The first steps have now been completed to begin the re-assembly of FF-1. LPP’s lab team has successfully joined the new monolithic tungsten anode to a steel connector plate, creating a current contact that is outside the vacuum chamber and arcing-proof. Moving the contact outside the vacuum chamber completely eliminates the possibility that vaporization caused by arcing will add impurities to the plasma. In addition, making the contact at a lager radius spreads out the current, making it easier to avoid the intense heating that leads to vaporization.
But additional steps are still needed to be taken to make sure arcing would not occur even as FF-1 device increases its peak current. Arcing outside the chamber can’t hurt the plasma but it can damage the Mylar sheets that insulate the anode plate from the ground plate below it, possibly causing insulator failure. So the LPP team plated this steel with silver and carefully squashed indium metal between the steel and the tungsten to insure low resistance.

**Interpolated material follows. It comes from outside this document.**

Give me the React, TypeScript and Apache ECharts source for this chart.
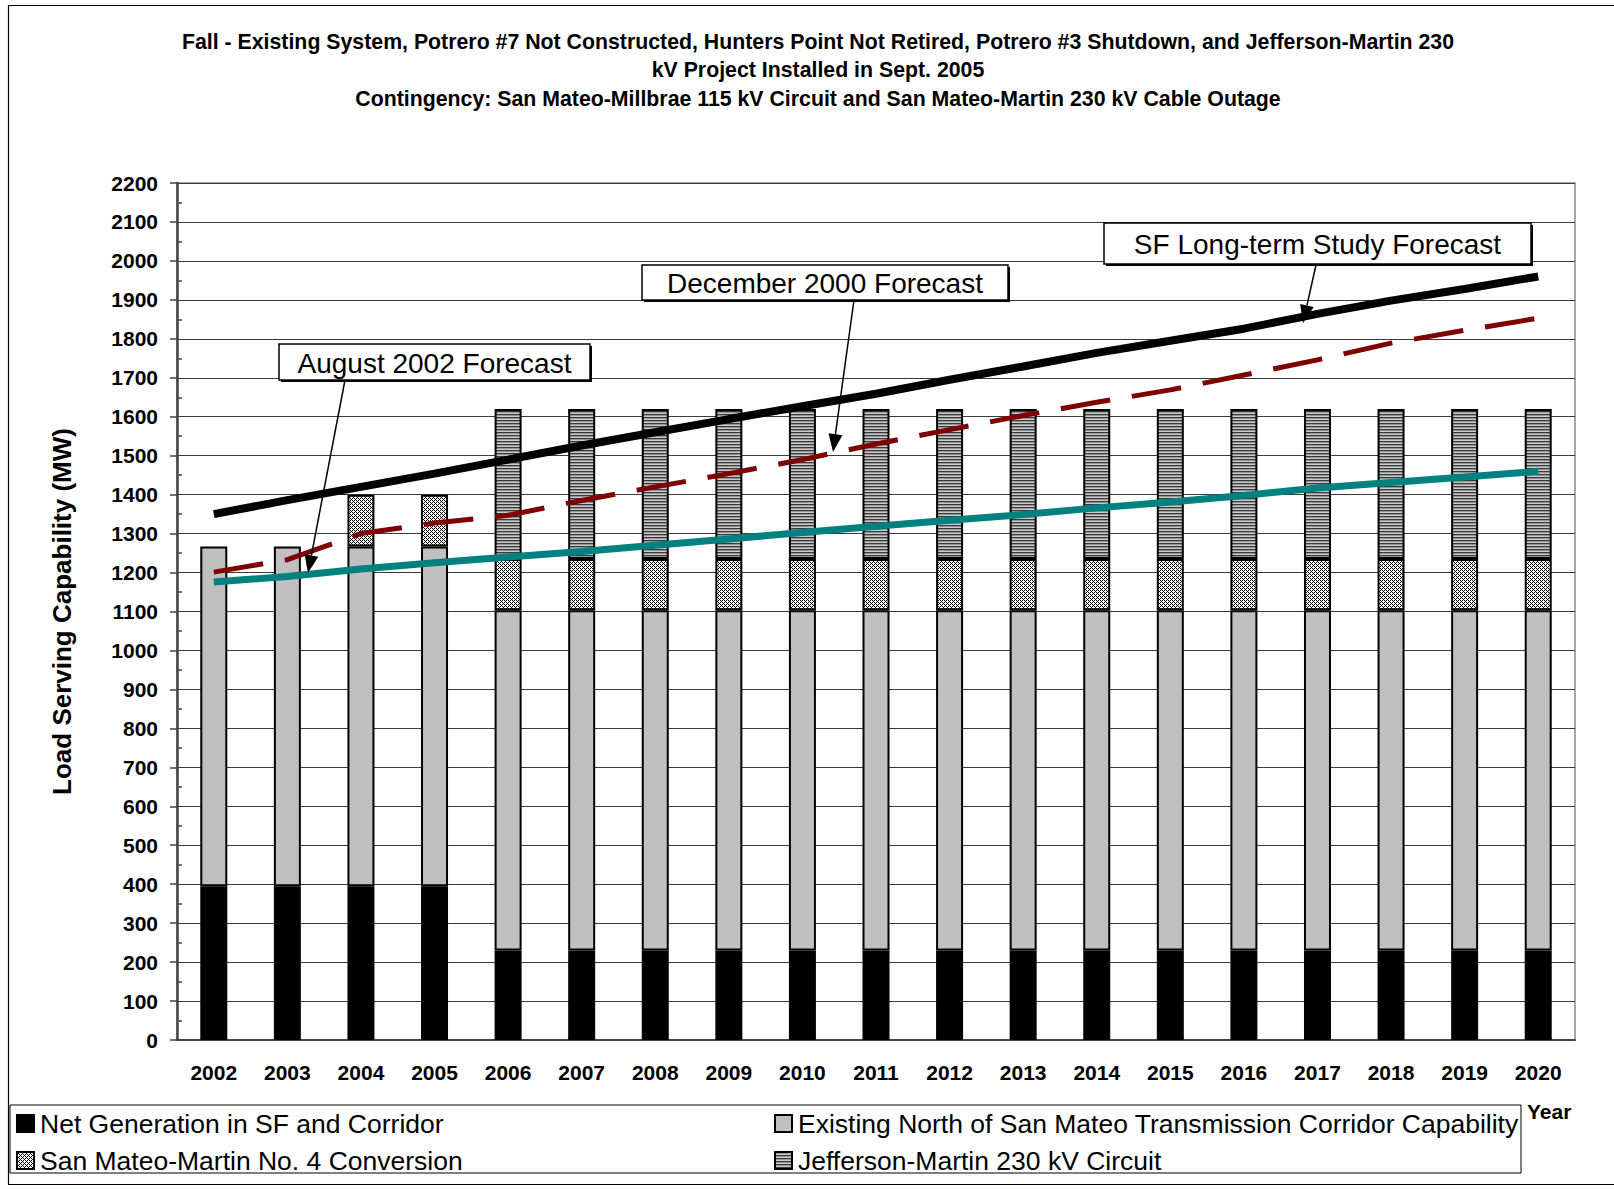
import React, { useEffect, useRef } from 'react';
import * as echarts from 'echarts';

const years = ['2002', '2003', '2004', '2005', '2006', '2007', '2008', '2009', '2010', '2011', '2012', '2013', '2014', '2015', '2016', '2017', '2018', '2019', '2020'];

const netGeneration = [395, 395, 395, 395, 230, 230, 230, 230, 230, 230, 230, 230, 230, 230, 230, 230, 230, 230, 230];
const existingCorridor = [872, 872, 872, 872, 873, 873, 873, 873, 873, 873, 873, 873, 873, 873, 873, 873, 873, 873, 873];
const smmConversion = [null, null, 133, 133, 132, 132, 132, 132, 132, 132, 132, 132, 132, 132, 132, 132, 132, 132, 132];
const jeffersonMartin = [null, null, null, null, 385, 385, 385, 385, 385, 385, 385, 385, 385, 385, 385, 385, 385, 385, 385];

const sfLongTermForecast = [1350, 1386, 1420, 1454, 1490, 1526, 1560, 1594, 1627, 1659, 1695, 1729, 1764, 1795, 1826, 1864, 1898, 1928, 1960];
const dec2000Forecast = [1201, 1233, 1300, 1327, 1347, 1385, 1420, 1454, 1490, 1530, 1567, 1603, 1637, 1669, 1707, 1746, 1789, 1822, 1853];
const aug2002Forecast = [1176, 1190, 1209, 1225, 1240, 1254, 1270, 1286, 1303, 1319, 1334, 1349, 1366, 1381, 1398, 1417, 1431, 1445, 1460];

const yMin = 0;
const yMax = 2200;
const yStep = 100;

const titleLines = [
  'Fall - Existing System, Potrero #7 Not Constructed, Hunters Point Not Retired, Potrero #3 Shutdown, and Jefferson-Martin 230',
  'kV Project Installed in Sept. 2005',
  'Contingency: San Mateo-Millbrae 115 kV Circuit and San Mateo-Martin 230 kV Cable Outage',
];

const seriesNames = {
  net: 'Net Generation in SF and Corridor',
  existing: 'Existing North of San Mateo Transmission Corridor Capability',
  conversion: 'San Mateo-Martin No. 4 Conversion',
  jm: 'Jefferson-Martin 230 kV Circuit',
  sf: 'SF Long-term Study Forecast',
  dec: 'December 2000 Forecast',
  aug: 'August 2002 Forecast',
};

const FONT = 'Liberation Sans, Arial, Helvetica, sans-serif';

function makePattern(w: number, h: number, draw: (ctx: CanvasRenderingContext2D) => void) {
  const c = document.createElement('canvas');
  c.width = w;
  c.height = h;
  const ctx = c.getContext('2d')!;
  draw(ctx);
  return { image: c.toDataURL(), repeat: 'repeat', imageWidth: w, imageHeight: h } as any;
}

function arrow(x1: number, y1: number, x2: number, y2: number) {
  const dx = x2 - x1;
  const dy = y2 - y1;
  const L = Math.hypot(dx, dy);
  const ux = dx / L;
  const uy = dy / L;
  const hl = 18;
  const hw = 7;
  const bx = x2 - ux * hl;
  const by = y2 - uy * hl;
  return [
    { type: 'line', z: 100, shape: { x1, y1, x2: bx, y2: by }, style: { stroke: '#000', lineWidth: 1.5 } },
    {
      type: 'polygon',
      z: 100,
      shape: { points: [[x2, y2], [bx - uy * hw, by + ux * hw], [bx + uy * hw, by - ux * hw]] },
      style: { fill: '#000' },
    },
  ];
}

function callout(text: string, x: number, y: number, w: number, h: number) {
  return [
    { type: 'rect', z: 101, shape: { x: x + 2, y: y + 2, width: w, height: h }, style: { fill: '#000' } },
    { type: 'rect', z: 102, shape: { x, y, width: w, height: h }, style: { fill: '#fff', stroke: '#000', lineWidth: 1.5 } },
    {
      type: 'text',
      z: 103,
      style: {
        text,
        x: x + w / 2,
        y: y + h / 2 + 1,
        align: 'center',
        verticalAlign: 'middle',
        textAlign: 'center',
        textVerticalAlign: 'middle',
        fontSize: 28,
        fontFamily: FONT,
        fill: '#000',
      },
    },
  ];
}

export default function App() {
  const ref = useRef<HTMLDivElement>(null);

  useEffect(() => {
    const chart = echarts.init(ref.current!, null, { renderer: 'svg' });

    const conversionPattern = makePattern(4, 4, (ctx) => {
      ctx.fillStyle = '#ffffff';
      ctx.fillRect(0, 0, 4, 4);
      ctx.fillStyle = '#000000';
      for (let yy = 0; yy < 4; yy++) {
        for (let xx = 0; xx < 4; xx++) {
          if ((xx - yy + 8) % 4 === 0 || (xx + yy) % 4 === 2) ctx.fillRect(xx, yy, 1, 1);
        }
      }
    });
    const jmPattern = makePattern(4, 3, (ctx) => {
      ctx.fillStyle = '#3a3a3a';
      ctx.fillRect(0, 0, 4, 1);
      ctx.fillStyle = '#959595';
      ctx.fillRect(0, 1, 4, 1);
      ctx.fillStyle = '#cacaca';
      ctx.fillRect(0, 2, 4, 1);
    });

    const barBase = {
      type: 'bar',
      stack: 'capability',
      barWidth: 27,
      z: 2,
    };

    const legendBase = {
      orient: 'vertical',
      top: 1110,
      height: 72,
      itemWidth: 17,
      itemHeight: 17,
      itemGap: 10,
      icon: 'rect',
      selectedMode: false,
      padding: 0,
      textStyle: { fontSize: 26.5, lineHeight: 20, fontFamily: FONT, color: '#000', padding: [0, 0, 0, 1] },
    };

    const graphic: any[] = [
      { type: 'rect', z: 0, silent: true, shape: { x: 8.5, y: 5.5, width: 1700, height: 1179 }, style: { fill: 'none', stroke: '#000', lineWidth: 1.2 } },
      { type: 'rect', z: 0, silent: true, shape: { x: 10, y: 1105, width: 1511, height: 68 }, style: { fill: 'none', stroke: '#000', lineWidth: 1 } },
      ...titleLines.map((t, i) => ({
        type: 'text',
        z: 10,
        style: {
          text: t,
          x: 818,
          y: 42 + i * 28.3,
          align: 'center',
          verticalAlign: 'middle',
          textAlign: 'center',
          textVerticalAlign: 'middle',
          fontSize: 21.3,
          fontWeight: 'bold',
          fontFamily: FONT,
          fill: '#000',
        },
      })),
      {
        type: 'text',
        z: 10,
        style: { text: 'Year', x: 1527, y: 1111, verticalAlign: 'middle', textVerticalAlign: 'middle', fontSize: 21, fontWeight: 'bold', fontFamily: FONT, fill: '#000' },
      },
      ...arrow(1316, 265, 1303, 323),
      ...arrow(854, 300, 833, 452),
      ...arrow(345, 380, 308, 573),
      ...callout(seriesNames.sf, 1104, 223, 427, 41),
      ...callout(seriesNames.dec, 642, 265, 366, 35),
      ...callout(seriesNames.aug, 279, 344, 311, 36),
    ];

    const option: any = {
      animation: false,
      backgroundColor: '#fff',
      textStyle: { fontFamily: FONT },
      grid: { left: 177, right: 39, top: 183, bottom: 149, show: true, borderColor: '#8a8a8a', borderWidth: 1.5, backgroundColor: 'transparent' },
      legend: [
        { ...legendBase, left: 16, data: [seriesNames.net, seriesNames.conversion] },
        { ...legendBase, left: 774, data: [seriesNames.existing, seriesNames.jm] },
      ],
      xAxis: {
        type: 'category',
        data: years,
        axisLine: { lineStyle: { color: '#444', width: 2 } },
        axisTick: { show: false },
        axisLabel: { fontSize: 21, fontWeight: 'bold', color: '#000', margin: 22, fontFamily: FONT },
      },
      yAxis: [
        {
          type: 'value',
          min: yMin,
          max: yMax,
          interval: yStep,
          name: 'Load Serving Capability (MW)',
          nameLocation: 'middle',
          nameGap: 102,
          nameTextStyle: { fontSize: 26, fontWeight: 'bold', color: '#000', fontFamily: FONT },
          axisLine: { show: true, lineStyle: { color: '#444', width: 2.5 } },
          axisTick: { show: true, length: 7, lineStyle: { color: '#444', width: 1.5 } },
          axisLabel: { fontSize: 21, fontWeight: 'bold', color: '#000', margin: 19, fontFamily: FONT, formatter: (v: number) => String(v) },
          splitLine: { show: true, lineStyle: { color: '#3a3a3a', width: 1 } },
        },
        {
          type: 'value',
          min: yMin,
          max: yMax,
          interval: yStep,
          position: 'left',
          axisLine: { show: false },
          axisLabel: { show: false },
          splitLine: { show: false },
          axisTick: { show: false, inside: true },
          minorTick: { show: true, splitNumber: 2, length: 5, lineStyle: { color: '#444', width: 1.5 } },
        },
      ],
      series: [
        { ...barBase, name: seriesNames.net, data: netGeneration, itemStyle: { color: '#000', borderColor: '#000', borderWidth: 2 } },
        { ...barBase, name: seriesNames.existing, data: existingCorridor, itemStyle: { color: '#c0c0c0', borderColor: '#000', borderWidth: 2 } },
        { ...barBase, name: seriesNames.conversion, data: smmConversion, itemStyle: { color: conversionPattern, borderColor: '#000', borderWidth: 2 } },
        { ...barBase, name: seriesNames.jm, data: jeffersonMartin, itemStyle: { color: jmPattern, borderColor: '#000', borderWidth: 2 } },
        {
          type: 'line',
          name: seriesNames.sf,
          data: sfLongTermForecast,
          symbol: 'none',
          z: 5,
          lineStyle: { color: '#000', width: 8, cap: 'butt' },
        },
        {
          type: 'line',
          name: seriesNames.dec,
          data: dec2000Forecast,
          symbol: 'none',
          z: 5,
          lineStyle: { color: '#800000', width: 5, type: [50, 22], cap: 'butt' },
        },
        {
          type: 'line',
          name: seriesNames.aug,
          data: aug2002Forecast,
          symbol: 'none',
          z: 5,
          lineStyle: { color: '#008080', width: 7, cap: 'butt' },
        },
      ],
      graphic,
    };

    chart.setOption(option);
    return () => chart.dispose();
  }, []);

  return <div ref={ref} style={{ position: 'absolute', left: 0, top: 0, width: 1614, height: 1189, background: '#fff' }} />;
}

Hours of painstaking indium application had finally paid of in the fight against arcing, resulting in the very low resistance of 6 micro -ohms between the silvered steel plate and the inner slightly raised plate in the middle.
Our student intern Taylor Smith from Canada helped improve techniques and with the work of CIO Ivy Karamitsos and Dr. Yousefi we succeeded in reducing resistance below 6 micro-ohms, three times better than our goal. Thanks also to consultant John Thompson and Board of Advisors member Rudy Fritsch for help and designing the anode connection. We will now mount the steel plate and anode onto the FF-1 device. We currently expect assembly to be complete in October.
Taylor and Hamid watch Eric put the steel pressure ring onto the anode assembly. The pressure ring was bolted in place to squeeze the tungsten and steel tightly together, minimizing resistance.